DIARY OF AN ITINERANT MISSIONARY

by Fr. Claro Conde

Diocesan Ethnic Coordinator and parish priest of St. Patrick (Wooston) and Annunciation (Netley Abbey) Southampton SO19 9BD cconde8254@yahoo.co.uk

30 November 2013

Typhoon Haiyan from UK

Picture39TV footages and photos we see in the news about the Philippines made not only me but many British cry. Before it went to Cebu, Masbate and Panay, Typhoon Yolanda or Haiyan first hit Guiuan, Samar, my birthplace. The town’s church of La Purisima Concepción, where I was baptised, considered one of the finest and most beautiful 16th century Spanish land mark stood like our Netley Abbey ruins. Then it devastated Tacloban where I grew up and served as young priest at the Redemptorist church, now an evacuation centre. Fr. Flan Daffy, now retired in Ireland, commissioned my father, the late Fernando, to install iron grills at the sides of the nave so that gentle breeze would comfort the faithful from scorching heat and so that strong winds will just pass through. Their project saved the building and now about 2000 people are taking refuge. Then I saw my classmate, Fr. Edwin Bacaltos, interviewed by our BCC George Alagiah, who told us that this is the church of the poor, a messy church. At the western side of the city, is my home. My sister Susan, a nurse from New York on holidays, phoned me after worrisome waiting for 4 days to get a signal. Many neighbours climbed up our 3 storey family house when the sea surged to 10 feet. Others could not make it. I knew 22 friends lain at our parish of St. Jude, other bodies were just left on the streets to rot. For 10 days the survivors had to survive again from neglect of our national government. My sister and a couple of doctors gave first aid treatment to the injured and medicine to those sick. My brother Nanding, also a survivor, joined our neighbourhood watch team to ward off looters and to find more help. Another brother Benito from another Island not affected sent truck loads of emergency supplies.

People quickly respond

Here in UK, many parishioners, friends and strangers sent me their words of empathy.  I wanted to go home but here I got involved with different groups trying to do something to alleviate the sufferings of my people. We organized masses and rosary prayer services. The Leyte Samar Organisation UK  of which I am one of the founders served as a link to the Warays living in UK and our regions. They noted who were missing and those who survived. They sent some worried people to me for prayers, counseling and support. Some of my parishioners are contacting their friends and relatives on board HMS Daring to connect with my friends and churches there. Different groups invite me to talk and give them moral support in their fund campaigns. I was interviewed by the BBC and ITV and local radio stations, a chance to talk about the Philippines and appeal for aid.

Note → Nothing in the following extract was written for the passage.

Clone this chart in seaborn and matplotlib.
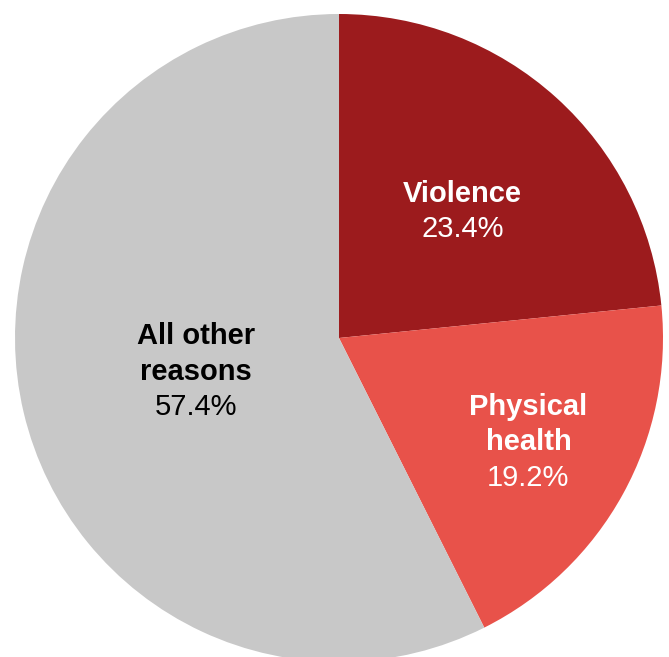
import matplotlib
matplotlib.use("Agg")
import matplotlib.pyplot as plt
import seaborn as sns
import numpy as np

sns.set_theme(style="white")
plt.rcParams["font.family"] = ["Liberation Sans", "DejaVu Sans"]

# Share of cases by reason
categories = ["Violence", "Physical\nhealth", "All other\nreasons"]
shares = [23.4, 19.2, 57.4]
colors = ["#9C1B1D", "#E8524A", "#C8C8C8"]
text_colors = ["white", "white", "black"]
label_radius = [0.545, 0.667, 0.454]
label_turn = [-2.2, 0.0, 0.0]  # small angular nudges for label placement (deg)

W, H, DPI = 669, 657, 100
fig = plt.figure(figsize=(W / DPI, H / DPI), dpi=DPI)
ax = fig.add_axes([0, 0, 1, 1])

wedges, _ = ax.pie(
    shares, colors=colors, startangle=90, counterclock=False,
    radius=1.0, center=(0, 0), wedgeprops=dict(linewidth=0),
)

# pixel geometry of the circle within the canvas
cx, cy, rad = 339, 338, 324
ax.set_aspect("auto")
ax.set_xlim(-cx / rad, (W - cx) / rad)
ax.set_ylim(-(H - cy) / rad, cy / rad)
ax.axis("off")

line_h = 35.5 * 72 / DPI  # line spacing in points
for w, name, val, tc, r, turn in zip(wedges, categories, shares, text_colors,
                                     label_radius, label_turn):
    mid = np.deg2rad((w.theta1 + w.theta2) / 2 + turn)
    x, y = r * np.cos(mid), r * np.sin(mid)
    lines = name.split("\n")
    n = len(lines)
    for i, ln in enumerate(lines):
        ax.annotate(ln, (x, y), xytext=(0, (n / 2 - i) * line_h),
                    textcoords="offset points", ha="center", va="center",
                    fontsize=21, fontweight="bold", color=tc)
    ax.annotate(f"{val:.1f}%", (x, y), xytext=(0, (n / 2 - n) * line_h),
                textcoords="offset points", ha="center", va="center",
                fontsize=21, color=tc)

fig.savefig("out.png", dpi=DPI, facecolor="white")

Different British Filipino groups went to malls and to the streets to raise funds. At my suggestion my bishop created a special fund called “the Filipino Typhoon Appeal”. On Gaudete Sunday, he will celebrate Mass at the Cathedral for the Typhoon Victims and to thank the British people for their generous response. Simbang Gabi Masses have been organized in different parishes and most of the collections will be for the appeal.

When I came to UK in 1994, there were about 50,000 Filipinos in UK, mostly working as Domestic Helpers and Nannies in London. Now there are approximately 300,000 of us. In many ways I am a link of different British Filipino organisations in UK since I got involved with Migrant advocacy and ministered as Chaplain to Pinoys. With this disaster, British and Filipinos in UK join hands in helping the Philippines. Amidst the apocalyptic experience of our people, the Gospel calls us to bear witness to Jesus’ love for us and to live with hope in the Kingdom of God.